### DATASET CONTENT:

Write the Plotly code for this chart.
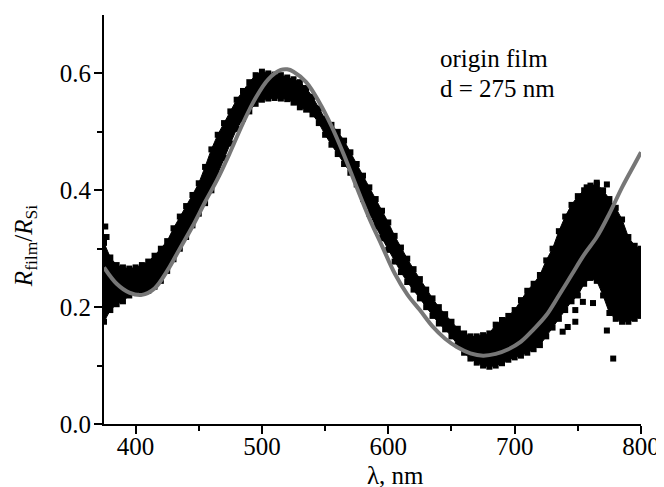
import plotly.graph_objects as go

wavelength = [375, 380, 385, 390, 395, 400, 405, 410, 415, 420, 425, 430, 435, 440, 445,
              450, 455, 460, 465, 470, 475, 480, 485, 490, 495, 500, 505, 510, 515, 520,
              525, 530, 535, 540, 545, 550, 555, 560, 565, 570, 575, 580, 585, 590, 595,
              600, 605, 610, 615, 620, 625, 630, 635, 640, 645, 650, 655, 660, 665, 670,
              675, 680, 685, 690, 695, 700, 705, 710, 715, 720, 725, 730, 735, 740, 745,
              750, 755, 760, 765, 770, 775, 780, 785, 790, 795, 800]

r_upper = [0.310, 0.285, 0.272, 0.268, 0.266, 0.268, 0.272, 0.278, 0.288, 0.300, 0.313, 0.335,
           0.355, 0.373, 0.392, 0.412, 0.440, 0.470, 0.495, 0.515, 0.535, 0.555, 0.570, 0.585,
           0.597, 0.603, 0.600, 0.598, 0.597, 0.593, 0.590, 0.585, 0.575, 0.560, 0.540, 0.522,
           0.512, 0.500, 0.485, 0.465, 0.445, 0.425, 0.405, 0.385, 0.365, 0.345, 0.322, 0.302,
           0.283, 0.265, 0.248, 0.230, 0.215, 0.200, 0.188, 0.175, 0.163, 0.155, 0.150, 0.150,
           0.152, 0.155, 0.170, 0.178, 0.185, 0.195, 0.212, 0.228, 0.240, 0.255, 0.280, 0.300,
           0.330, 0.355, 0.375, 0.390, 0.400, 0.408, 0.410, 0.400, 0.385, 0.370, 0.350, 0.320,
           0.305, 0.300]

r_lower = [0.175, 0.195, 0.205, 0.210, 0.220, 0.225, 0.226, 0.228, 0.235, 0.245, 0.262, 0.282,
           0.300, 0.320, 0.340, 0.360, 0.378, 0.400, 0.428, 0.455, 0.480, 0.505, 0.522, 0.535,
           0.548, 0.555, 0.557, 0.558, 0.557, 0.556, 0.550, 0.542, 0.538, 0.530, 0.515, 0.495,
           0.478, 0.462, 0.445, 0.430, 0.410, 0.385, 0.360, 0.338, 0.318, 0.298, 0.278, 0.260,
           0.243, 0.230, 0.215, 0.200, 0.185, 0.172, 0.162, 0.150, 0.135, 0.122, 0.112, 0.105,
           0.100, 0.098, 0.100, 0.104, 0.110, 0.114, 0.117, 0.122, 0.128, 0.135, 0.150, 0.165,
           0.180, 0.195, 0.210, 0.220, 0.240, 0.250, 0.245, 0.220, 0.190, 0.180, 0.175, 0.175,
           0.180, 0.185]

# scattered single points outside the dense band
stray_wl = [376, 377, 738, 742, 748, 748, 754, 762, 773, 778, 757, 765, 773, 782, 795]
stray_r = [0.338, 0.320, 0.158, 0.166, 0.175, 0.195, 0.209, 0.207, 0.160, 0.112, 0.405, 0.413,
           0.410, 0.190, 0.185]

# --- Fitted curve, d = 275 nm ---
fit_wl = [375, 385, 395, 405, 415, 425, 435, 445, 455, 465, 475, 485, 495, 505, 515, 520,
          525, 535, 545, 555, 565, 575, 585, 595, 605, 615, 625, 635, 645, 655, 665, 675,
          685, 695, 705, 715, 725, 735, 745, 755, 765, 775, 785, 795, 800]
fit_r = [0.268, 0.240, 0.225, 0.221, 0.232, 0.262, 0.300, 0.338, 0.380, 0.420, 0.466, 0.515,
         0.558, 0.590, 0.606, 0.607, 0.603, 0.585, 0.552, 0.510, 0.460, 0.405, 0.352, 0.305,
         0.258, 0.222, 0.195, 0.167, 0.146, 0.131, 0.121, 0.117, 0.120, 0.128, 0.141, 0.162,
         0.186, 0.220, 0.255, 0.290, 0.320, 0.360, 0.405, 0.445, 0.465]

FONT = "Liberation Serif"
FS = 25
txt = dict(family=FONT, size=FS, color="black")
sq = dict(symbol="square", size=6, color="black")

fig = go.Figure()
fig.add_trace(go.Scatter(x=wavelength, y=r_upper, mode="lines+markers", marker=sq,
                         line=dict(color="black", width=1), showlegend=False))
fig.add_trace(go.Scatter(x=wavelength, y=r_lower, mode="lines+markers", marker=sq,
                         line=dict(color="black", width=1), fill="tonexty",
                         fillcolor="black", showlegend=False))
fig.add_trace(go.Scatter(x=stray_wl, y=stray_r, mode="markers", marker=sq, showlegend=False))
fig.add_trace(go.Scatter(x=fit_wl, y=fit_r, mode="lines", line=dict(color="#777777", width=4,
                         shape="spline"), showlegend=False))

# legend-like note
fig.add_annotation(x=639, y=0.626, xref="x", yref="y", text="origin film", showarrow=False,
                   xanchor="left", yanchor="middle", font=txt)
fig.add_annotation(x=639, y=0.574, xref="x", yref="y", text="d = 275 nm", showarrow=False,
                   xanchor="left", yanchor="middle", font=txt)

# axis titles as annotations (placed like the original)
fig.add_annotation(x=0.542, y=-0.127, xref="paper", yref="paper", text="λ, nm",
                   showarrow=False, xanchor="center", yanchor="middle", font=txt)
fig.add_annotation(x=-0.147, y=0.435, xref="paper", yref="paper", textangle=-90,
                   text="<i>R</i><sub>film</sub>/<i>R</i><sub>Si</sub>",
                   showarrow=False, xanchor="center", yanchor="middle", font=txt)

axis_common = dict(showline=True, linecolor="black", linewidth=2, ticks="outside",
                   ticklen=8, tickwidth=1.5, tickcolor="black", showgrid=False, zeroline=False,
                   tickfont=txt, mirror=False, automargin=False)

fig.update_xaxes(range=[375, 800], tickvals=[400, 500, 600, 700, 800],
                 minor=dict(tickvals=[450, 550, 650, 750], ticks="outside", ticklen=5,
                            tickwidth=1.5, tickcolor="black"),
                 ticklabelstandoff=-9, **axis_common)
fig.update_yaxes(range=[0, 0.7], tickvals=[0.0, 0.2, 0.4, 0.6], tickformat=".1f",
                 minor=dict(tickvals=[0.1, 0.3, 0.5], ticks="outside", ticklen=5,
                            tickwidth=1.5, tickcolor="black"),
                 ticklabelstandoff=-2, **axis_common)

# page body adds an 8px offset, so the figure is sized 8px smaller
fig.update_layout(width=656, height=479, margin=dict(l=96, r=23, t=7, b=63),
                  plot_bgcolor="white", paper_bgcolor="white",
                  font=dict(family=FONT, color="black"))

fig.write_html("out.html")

### SET TASK:
Quote all the lines above exactly as given. Do not include the pictures.

### SOLUTION TO THIS TASK:
Write the Plotly code for this chart.
import plotly.graph_objects as go

wavelength = [375, 380, 385, 390, 395, 400, 405, 410, 415, 420, 425, 430, 435, 440, 445,
              450, 455, 460, 465, 470, 475, 480, 485, 490, 495, 500, 505, 510, 515, 520,
              525, 530, 535, 540, 545, 550, 555, 560, 565, 570, 575, 580, 585, 590, 595,
              600, 605, 610, 615, 620, 625, 630, 635, 640, 645, 650, 655, 660, 665, 670,
              675, 680, 685, 690, 695, 700, 705, 710, 715, 720, 725, 730, 735, 740, 745,
              750, 755, 760, 765, 770, 775, 780, 785, 790, 795, 800]

r_upper = [0.310, 0.285, 0.272, 0.268, 0.266, 0.268, 0.272, 0.278, 0.288, 0.300, 0.313, 0.335,
           0.355, 0.373, 0.392, 0.412, 0.440, 0.470, 0.495, 0.515, 0.535, 0.555, 0.570, 0.585,
           0.597, 0.603, 0.600, 0.598, 0.597, 0.593, 0.590, 0.585, 0.575, 0.560, 0.540, 0.522,
           0.512, 0.500, 0.485, 0.465, 0.445, 0.425, 0.405, 0.385, 0.365, 0.345, 0.322, 0.302,
           0.283, 0.265, 0.248, 0.230, 0.215, 0.200, 0.188, 0.175, 0.163, 0.155, 0.150, 0.150,
           0.152, 0.155, 0.170, 0.178, 0.185, 0.195, 0.212, 0.228, 0.240, 0.255, 0.280, 0.300,
           0.330, 0.355, 0.375, 0.390, 0.400, 0.408, 0.410, 0.400, 0.385, 0.370, 0.350, 0.320,
           0.305, 0.300]

r_lower = [0.175, 0.195, 0.205, 0.210, 0.220, 0.225, 0.226, 0.228, 0.235, 0.245, 0.262, 0.282,
           0.300, 0.320, 0.340, 0.360, 0.378, 0.400, 0.428, 0.455, 0.480, 0.505, 0.522, 0.535,
           0.548, 0.555, 0.557, 0.558, 0.557, 0.556, 0.550, 0.542, 0.538, 0.530, 0.515, 0.495,
           0.478, 0.462, 0.445, 0.430, 0.410, 0.385, 0.360, 0.338, 0.318, 0.298, 0.278, 0.260,
           0.243, 0.230, 0.215, 0.200, 0.185, 0.172, 0.162, 0.150, 0.135, 0.122, 0.112, 0.105,
           0.100, 0.098, 0.100, 0.104, 0.110, 0.114, 0.117, 0.122, 0.128, 0.135, 0.150, 0.165,
           0.180, 0.195, 0.210, 0.220, 0.240, 0.250, 0.245, 0.220, 0.190, 0.180, 0.175, 0.175,
           0.180, 0.185]

# scattered single points outside the dense band
stray_wl = [376, 377, 738, 742, 748, 748, 754, 762, 773, 778, 757, 765, 773, 782, 795]
stray_r = [0.338, 0.320, 0.158, 0.166, 0.175, 0.195, 0.209, 0.207, 0.160, 0.112, 0.405, 0.413,
           0.410, 0.190, 0.185]

# --- Fitted curve, d = 275 nm ---
fit_wl = [375, 385, 395, 405, 415, 425, 435, 445, 455, 465, 475, 485, 495, 505, 515, 520,
          525, 535, 545, 555, 565, 575, 585, 595, 605, 615, 625, 635, 645, 655, 665, 675,
          685, 695, 705, 715, 725, 735, 745, 755, 765, 775, 785, 795, 800]
fit_r = [0.268, 0.240, 0.225, 0.221, 0.232, 0.262, 0.300, 0.338, 0.380, 0.420, 0.466, 0.515,
         0.558, 0.590, 0.606, 0.607, 0.603, 0.585, 0.552, 0.510, 0.460, 0.405, 0.352, 0.305,
         0.258, 0.222, 0.195, 0.167, 0.146, 0.131, 0.121, 0.117, 0.120, 0.128, 0.141, 0.162,
         0.186, 0.220, 0.255, 0.290, 0.320, 0.360, 0.405, 0.445, 0.465]

FONT = "Liberation Serif"
FS = 25
txt = dict(family=FONT, size=FS, color="black")
sq = dict(symbol="square", size=6, color="black")

fig = go.Figure()
fig.add_trace(go.Scatter(x=wavelength, y=r_upper, mode="lines+markers", marker=sq,
                         line=dict(color="black", width=1), showlegend=False))
fig.add_trace(go.Scatter(x=wavelength, y=r_lower, mode="lines+markers", marker=sq,
                         line=dict(color="black", width=1), fill="tonexty",
                         fillcolor="black", showlegend=False))
fig.add_trace(go.Scatter(x=stray_wl, y=stray_r, mode="markers", marker=sq, showlegend=False))
fig.add_trace(go.Scatter(x=fit_wl, y=fit_r, mode="lines", line=dict(color="#777777", width=4,
                         shape="spline"), showlegend=False))

# legend-like note
fig.add_annotation(x=639, y=0.626, xref="x", yref="y", text="origin film", showarrow=False,
                   xanchor="left", yanchor="middle", font=txt)
fig.add_annotation(x=639, y=0.574, xref="x", yref="y", text="d = 275 nm", showarrow=False,
                   xanchor="left", yanchor="middle", font=txt)

# axis titles as annotations (placed like the original)
fig.add_annotation(x=0.542, y=-0.127, xref="paper", yref="paper", text="λ, nm",
                   showarrow=False, xanchor="center", yanchor="middle", font=txt)
fig.add_annotation(x=-0.147, y=0.435, xref="paper", yref="paper", textangle=-90,
                   text="<i>R</i><sub>film</sub>/<i>R</i><sub>Si</sub>",
                   showarrow=False, xanchor="center", yanchor="middle", font=txt)

axis_common = dict(showline=True, linecolor="black", linewidth=2, ticks="outside",
                   ticklen=8, tickwidth=1.5, tickcolor="black", showgrid=False, zeroline=False,
                   tickfont=txt, mirror=False, automargin=False)

fig.update_xaxes(range=[375, 800], tickvals=[400, 500, 600, 700, 800],
                 minor=dict(tickvals=[450, 550, 650, 750], ticks="outside", ticklen=5,
                            tickwidth=1.5, tickcolor="black"),
                 ticklabelstandoff=-9, **axis_common)
fig.update_yaxes(range=[0, 0.7], tickvals=[0.0, 0.2, 0.4, 0.6], tickformat=".1f",
                 minor=dict(tickvals=[0.1, 0.3, 0.5], ticks="outside", ticklen=5,
                            tickwidth=1.5, tickcolor="black"),
                 ticklabelstandoff=-2, **axis_common)

# page body adds an 8px offset, so the figure is sized 8px smaller
fig.update_layout(width=656, height=479, margin=dict(l=96, r=23, t=7, b=63),
                  plot_bgcolor="white", paper_bgcolor="white",
                  font=dict(family=FONT, color="black"))

fig.write_html("out.html")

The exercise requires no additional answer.